As in the title. I’m slowly but surely building up my vocabulary at the moment- however I’ve been noticing that I know a lot of words that are very similar in meaning, but may differ slightly in nuance and usage. I know I can just look it up on Google, but personally, I find it to be a bit tiresome and I much prefer a book that consolidates all of that information.
Do you want an English language book? If you’re okay with a monolingual resource, you can find many if you search for 類語辞典 (thesaurus).
The Sou Matome study book series also features vocabulary books. I used them a little bit at the language school I attended, and I liked them quite a lot. The vocabulary is grouped by topics (e.g. body parts, cooking, those things) and illustrated. The books are geared towards the JLPT levels.
I know this isn’t the answer you’re looking for, but I recommend immersion. I find the context in which a word is used to be more helpful in understanding the differences between synonyms than reading an explanation.(In my experience. Maybe if I try monolingual books, I’ll think differently)
However if you do find such a book, I’d still recommend doing supplemental immersion.
Immersion worked the best for me as well. Going through vocab books and anki decks only got me so far, there’s a point where the slight differences in words are easier to grasp by reading / watching / listening stuff.
Sure, do you have any specific recommendations? I’m fine with a Japanese Thesaurus as well, might as well improve my reading skills while trying to discern the differences between similar words.
Yep, I’ve been immersing myself pretty well already for the past 9 months and that has definitely helped (Been spending 2 hours on Japanese Youtube and 1 hour reading the news+a novel everyday recently). But most of the new vocabulary that I’ve been learning over the past month are pretty niche (through novels that are set on very specific themes), so via immersion, it’s very difficult to learn how these vocabulary are used when they rarely get used in day-to-day conversations and on the Internet.
Thanks for the recommendation!
I think a mix of immersion and using a monolingual dictionary works well. For example I recently kept seeing 靄 (もや) in a book, and the one word English definition didn’t really distinguish it from 霧 (きり). In this case context wasn’t enough either, but a monolingual dictionary really cleared it up.
Yeah after reading @sinkiepwnsinkie post about his/her immersion, I’m starting to consider getting a monolingual dictionary. Especially because reading novels(fantasy etc) is a personal goal of mine and it seems immersion mainly helps with high frequency words.
I’ve been watching anime with Japanese subs as my main immersion, but I know the visual context is why I’m getting by with japanese-english dictionaries.
I know Fantasy novels are bound to have some obscure stuff, and that without the visuals, I’m about to get sucker punched in the face.

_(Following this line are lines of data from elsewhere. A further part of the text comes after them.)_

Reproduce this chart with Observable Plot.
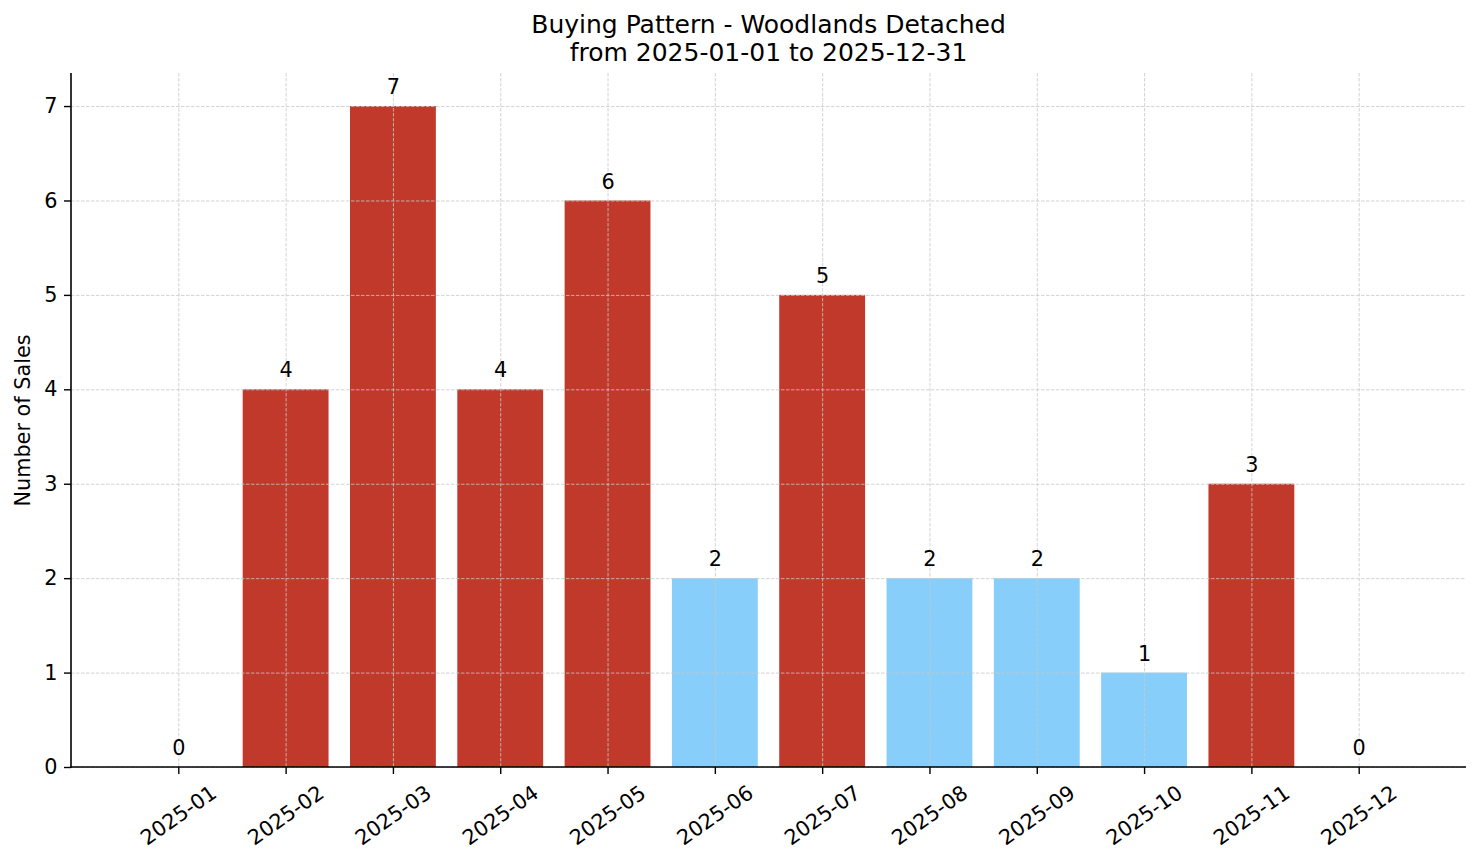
<!DOCTYPE html>
<html>
<head>
<meta charset="utf-8">
<script src="https://cdn.jsdelivr.net/npm/d3@7"></script>
<script src="https://cdn.jsdelivr.net/npm/@observablehq/plot@0.6"></script>
<style>
  html, body { margin: 0; padding: 0; background: #fff; }
  body { width: 1481px; height: 863px; overflow: hidden; font-family: "DejaVu Sans", sans-serif; }
  #title { height: 67px; box-sizing: border-box; padding-top: 11px; text-align: center; font-size: 25px; line-height: 28px; color: #000; padding-left: 56px; }
  #chart svg { display: block; }
</style>
</head>
<body>
<div id="title">Buying Pattern - Woodlands Detached<br>from 2025-01-01 to 2025-12-31</div>
<div id="chart"></div>
<script>
const months = ["2025-01","2025-02","2025-03","2025-04","2025-05","2025-06","2025-07","2025-08","2025-09","2025-10","2025-11","2025-12"];
const sales = [0, 4, 7, 4, 6, 2, 5, 2, 2, 1, 3, 0];
const highlight = [false, true, true, true, true, false, true, false, false, false, true, false];
const yTicks = [0, 1, 2, 3, 4, 5, 6, 7];

const RED = "#c0392b";
const BLUE = "#87cefa";

const data = months.map((m, i) => ({month: m, sales: sales[i], hot: highlight[i]}));

const spines = (index, scales, values, dims) => {
  const g = d3.create("svg:g");
  const l = dims.marginLeft, r = dims.width - dims.marginRight;
  const t = dims.marginTop, b = dims.height - dims.marginBottom;
  g.append("line").attr("x1", l).attr("x2", l).attr("y1", t).attr("y2", b + 0.75)
    .attr("stroke", "#000").attr("stroke-width", 1.6);
  g.append("line").attr("x1", l - 0.75).attr("x2", r).attr("y1", b).attr("y2", b)
    .attr("stroke", "#000").attr("stroke-width", 1.6);
  return g.node();
};

const chart = Plot.plot({
  width: 1481,
  height: 796,
  marginTop: 6,
  marginBottom: 96,
  marginLeft: 71,
  marginRight: 15,
  style: {fontFamily: "DejaVu Sans, sans-serif", fontSize: "20.8px", color: "#000", background: "#fff"},
  x: {domain: months, paddingInner: 0.2, paddingOuter: 0.6, round: false, label: null},
  y: {domain: [0, 7.35], label: null},
  marks: [
    Plot.barY(data, {x: "month", y: "sales", fill: d => d.hot ? RED : BLUE}),
    Plot.gridY(yTicks, {stroke: "#c8c8c8", strokeOpacity: 1, strokeWidth: 0.8, strokeDasharray: "3.5,1.5"}),
    Plot.gridX(months, {stroke: "#c8c8c8", strokeOpacity: 1, strokeWidth: 0.8, strokeDasharray: "3.5,1.5"}),
    Plot.axisY(yTicks, {tickSize: 7, tickPadding: 7, tickFormat: d => String(d), fontSize: 20.8, stroke: "#000", strokeWidth: 1.4, label: null}),
    Plot.axisX(months, {tickSize: 7, tickFormat: null, stroke: "#000", strokeWidth: 1.4, label: null}),
    Plot.text(months, {x: d => d, y: 0, text: d => d, rotate: -35, dy: 48, textAnchor: "middle", lineAnchor: "middle", fontSize: 20.8, fill: "#000"}),
    Plot.text(data, {x: "month", y: "sales", text: d => String(d.sales), dy: -19, textAnchor: "middle", lineAnchor: "middle", fontSize: 20.8, fill: "#000"}),
    Plot.text(["Number of Sales"], {frameAnchor: "left", dx: -48, rotate: -90, text: d => d, textAnchor: "middle", lineAnchor: "middle", fontSize: 20.8, fill: "#000"}),
    spines
  ]
});
document.getElementById("chart").appendChild(chart);
</script>
</body>
</html>
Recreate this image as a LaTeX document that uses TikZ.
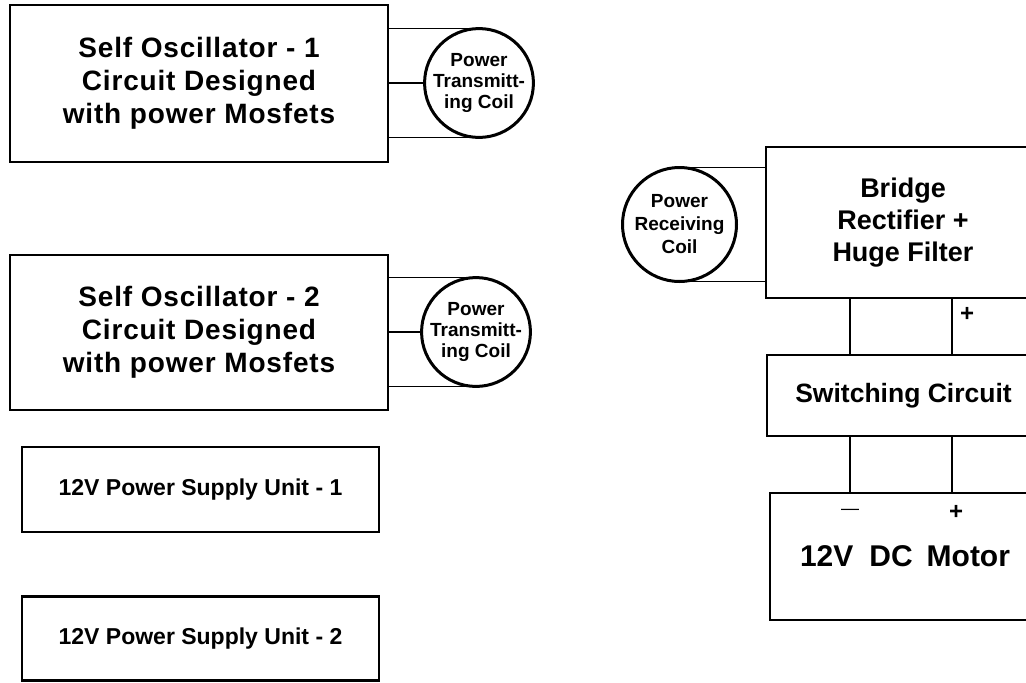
\documentclass[tikz,border=0pt]{standalone}
\usepackage{fontspec}
\setmainfont{Liberation Sans}
\newfontfamily\sofont{Liberation Sans}[LetterSpace=3]
\begin{document}
\begin{tikzpicture}[x=1pt,y=-1pt,
  box/.style={draw, line width=2.8pt, inner sep=0pt, outer sep=0pt, align=center},
  coil/.style={circle, draw, line width=3pt, inner sep=0pt, outer sep=0pt, align=center,
    font=\bfseries\fontsize{19}{21}\selectfont},
  wire/.style={line width=1.4pt},
  sotext/.style={font=\sofont\bfseries\fontsize{28}{33}\selectfont},
  pstext/.style={font=\bfseries\fontsize{23}{27}\selectfont},
  sign/.style={inner sep=0pt, font=\bfseries\fontsize{24}{26}\selectfont}]
\fill[white] (0,0) rectangle (1026,683);
\clip (0,0) rectangle (1026,683);
% left side
\node[box, sotext, minimum width=378pt, minimum height=157pt] (so1) at (199,83.5)
  {Self Oscillator - 1\\Circuit Designed\\with power Mosfets};
\node[box, sotext, minimum width=378pt, minimum height=155pt] (so2) at (199,332.5)
  {Self Oscillator - 2\\Circuit Designed\\with power Mosfets};
\node[coil, minimum size=108pt] (tx1) at (479,83) {Power\\Transmitt-\\ing Coil};
\node[coil, minimum size=106pt] (tx2) at (476,332) {Power\\Transmitt-\\ing Coil};
\draw[wire] (so1.east |- tx1.north) -- (tx1.north);
\draw[wire] (so1.east |- tx1.west) -- (tx1.west);
\draw[wire] (so1.east |- tx1.south) -- (tx1.south);
\draw[wire] (so2.east |- tx2.north) -- (tx2.north);
\draw[wire] (so2.east |- tx2.west) -- (tx2.west);
\draw[wire] (so2.east |- tx2.south) -- (tx2.south);
\node[box, pstext, minimum width=357pt, minimum height=85pt] (ps1) at (200.5,489.5)
  {12V Power Supply Unit - 1};
\node[box, pstext, minimum width=357pt, minimum height=84pt] (ps2) at (200.5,638.5)
  {12V Power Supply Unit - 2};
% right side
\node[box, font=\bfseries\fontsize{27}{32}\selectfont, minimum width=274pt, minimum height=151pt] (br) at (903,222.5)
  {Bridge\\Rectifier +\\Huge Filter};
\node[coil, minimum size=114pt, font=\bfseries\fontsize{19}{23}\selectfont] (rx) at (679.5,224.5)
  {Power\\Receiving\\Coil};
\draw[wire] (rx.north) -- (br.west |- rx.north);
\draw[wire] (rx.south) -- (br.west |- rx.south);
\node[box, font=\bfseries\fontsize{26.5}{30}\selectfont, minimum width=273pt, minimum height=81pt] (sw) at (903.5,395.5)
  {Switching Circuit};
\node[box, font=\bfseries\fontsize{30}{34}\selectfont, minimum width=270pt, minimum height=127pt] (mo) at (905,556.5)
  {12V\hspace{16pt}DC\hspace{14pt}Motor};
\coordinate (xa) at (850,0);
\coordinate (xb) at (952,0);
\draw[wire] (br.south -| xa) -- (sw.north -| xa);
\draw[wire] (br.south -| xb) -- (sw.north -| xb);
\draw[wire] (sw.south -| xa) -- (mo.north -| xa);
\draw[wire] (sw.south -| xb) -- (mo.north -| xb);
\node[sign] (p1) at (967,314) {+};
\node[inner sep=0pt, font=\fontsize{18}{20}\selectfont] (m1) at (850,512) {—};
\node[sign] (p2) at (956,512) {+};
\end{tikzpicture}
\end{document}
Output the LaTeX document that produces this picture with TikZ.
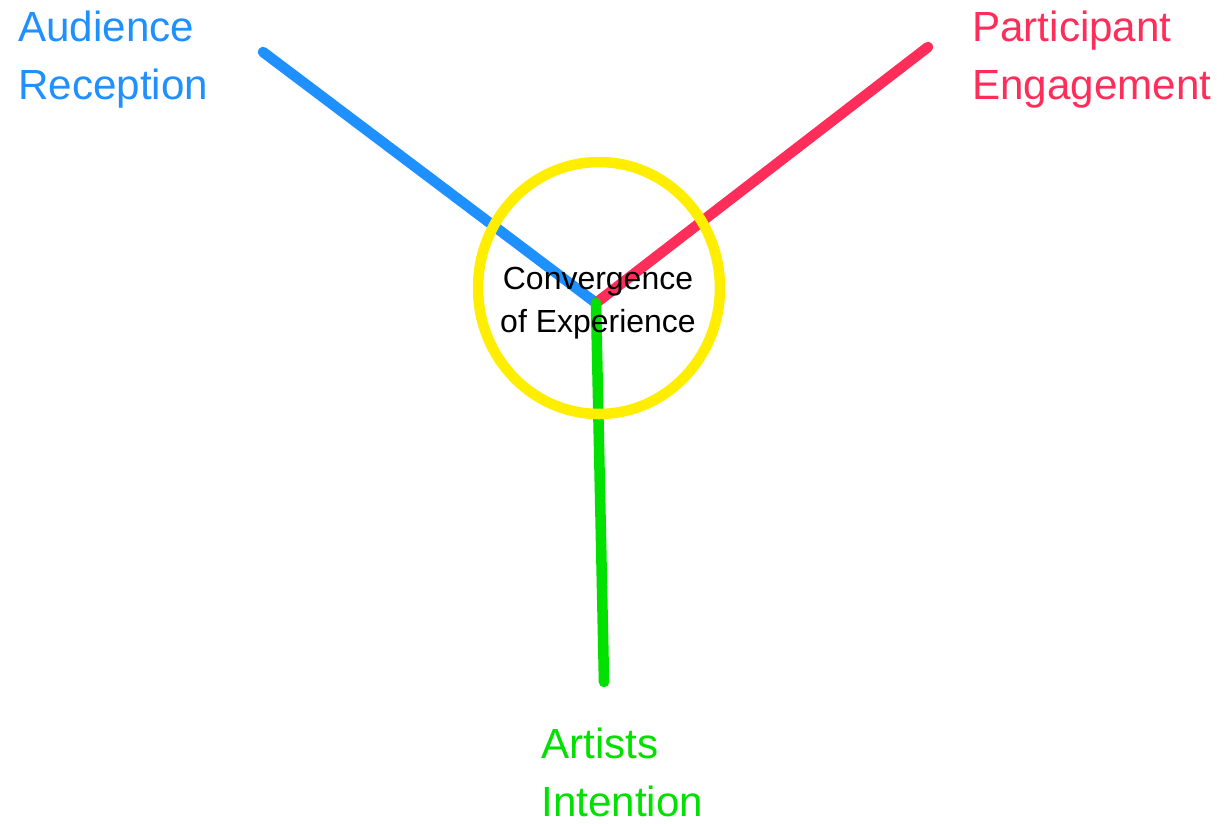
\documentclass[tikz,border=0pt]{standalone}
\usepackage{fontspec}
\setmainfont{Liberation Sans}
\usetikzlibrary{positioning,shapes.geometric}
\definecolor{audblue}{RGB}{30,144,255}
\definecolor{partred}{RGB}{255,45,90}
\definecolor{artgreen}{RGB}{0,225,0}
\definecolor{ringyellow}{RGB}{255,238,0}

\begin{document}
\begin{tikzpicture}[
  x=0.02cm, y=-0.02cm,
  spoke/.style={line width=6pt,line cap=round},
  ring/.style={draw=ringyellow,line width=6pt},
  lbl/.style={align=left,anchor=north west,inner sep=0pt,font=\fontsize{24}{33}\selectfont},
  hubtext/.style={align=center,inner sep=0pt,font=\fontsize{18.2}{24.5}\selectfont},
]
\useasboundingbox (0,0) rectangle (1224,823);
% end points of the three spokes
\coordinate (hub) at (596,303);
\coordinate (audEnd) at (263,52);
\coordinate (partEnd) at (928,47);
\coordinate (artEnd) at (604,682);

\draw[spoke,audblue] (audEnd) -- (hub);
\draw[spoke,partred] (partEnd) -- (hub);
\draw[spoke,artgreen] (hub) -- (artEnd);

% the ring
\node[ring,ellipse,minimum width=4.84cm,minimum height=5.04cm,inner sep=0pt] (circ) at (599,288) {};
\node[hubtext] (conv) at (598,303) {Convergence\\of Experience};

% labels
\node[lbl,text=audblue] (aud) at (18,11) {Audience\\Reception};
\node[lbl,text=partred] (part) at (972,11) {Participant\\Engagement};
\node[lbl,text=artgreen] (art) at (541,728) {Artists\\Intention};
\end{tikzpicture}
\end{document}
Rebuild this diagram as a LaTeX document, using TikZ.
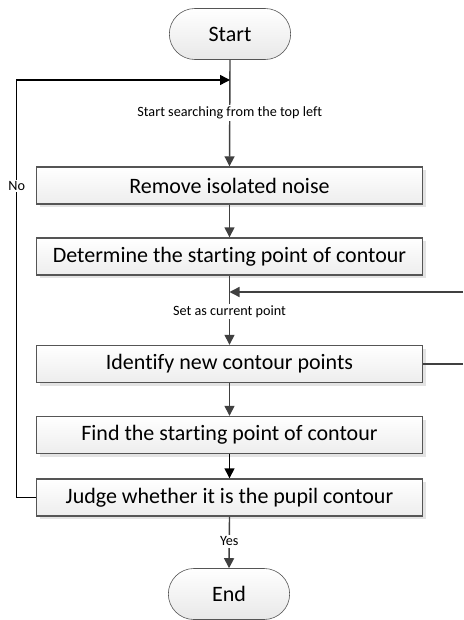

Which monolingual dictionary/book do you guys recommend, and how did you go about learning how to use it? (reading Japanese definitions in Japanese) @seanblue or @Leebo
I don’t use a physical dictionary. As for online dictionaries, I prefer https://dictionary.goo.ne.jp. As for my process, since I have such a limited vocabulary, I often don’t know important words in a definition. But I then look up those words in a J-E dictionary using Yomichan (which is usually faster and “good enough”). This works most of the time since a long explanation in a dictionary entry often contains the nuance more in the sentence than in the individual words. When the definition is just a single other word or similar, I look that word up in the monolingual dictionary as well since looking it up in a J-E wouldn’t help at that point.
This is the first time I’ve heard of Yomichan and upon researching about it, it has really piqued my interest. In the midst of setting it up now!
Have a look at these if you want WK and JLPT tags in Yomichan
One of the best Japanese thesauruses is freely available through goo.
Kodansha Kanji Usage Guide is for homophones, which I believe is what you mean by similar meaning but different in usage.
If you need it in a book format and not web, as I find I sometimes need as I seem to NEED that tactile feeling to go with the learning, it is fairly good and not terribly expensive.
Thanks! What I mean by words with similar meanings are words such as 期待 and 予想 for example, which in English basically means ‘expectation’, but they do vary slightly in usage. But I won’t mind a book on homophones either. USD $11 is pretty cheap so I’m tempted. Do you have a sample of its contents?
Here’s a screenshot of it. I don’t use it all that often yet because I’m not that far along in reading, bit it’s come in useful a couple times.
Wow the book looks like my cup of tea. I’ll call the local Kinokuniya tomorrow to see if it’s available in stores.
Just bought it online and it arrives tomorrow! Can’t wait.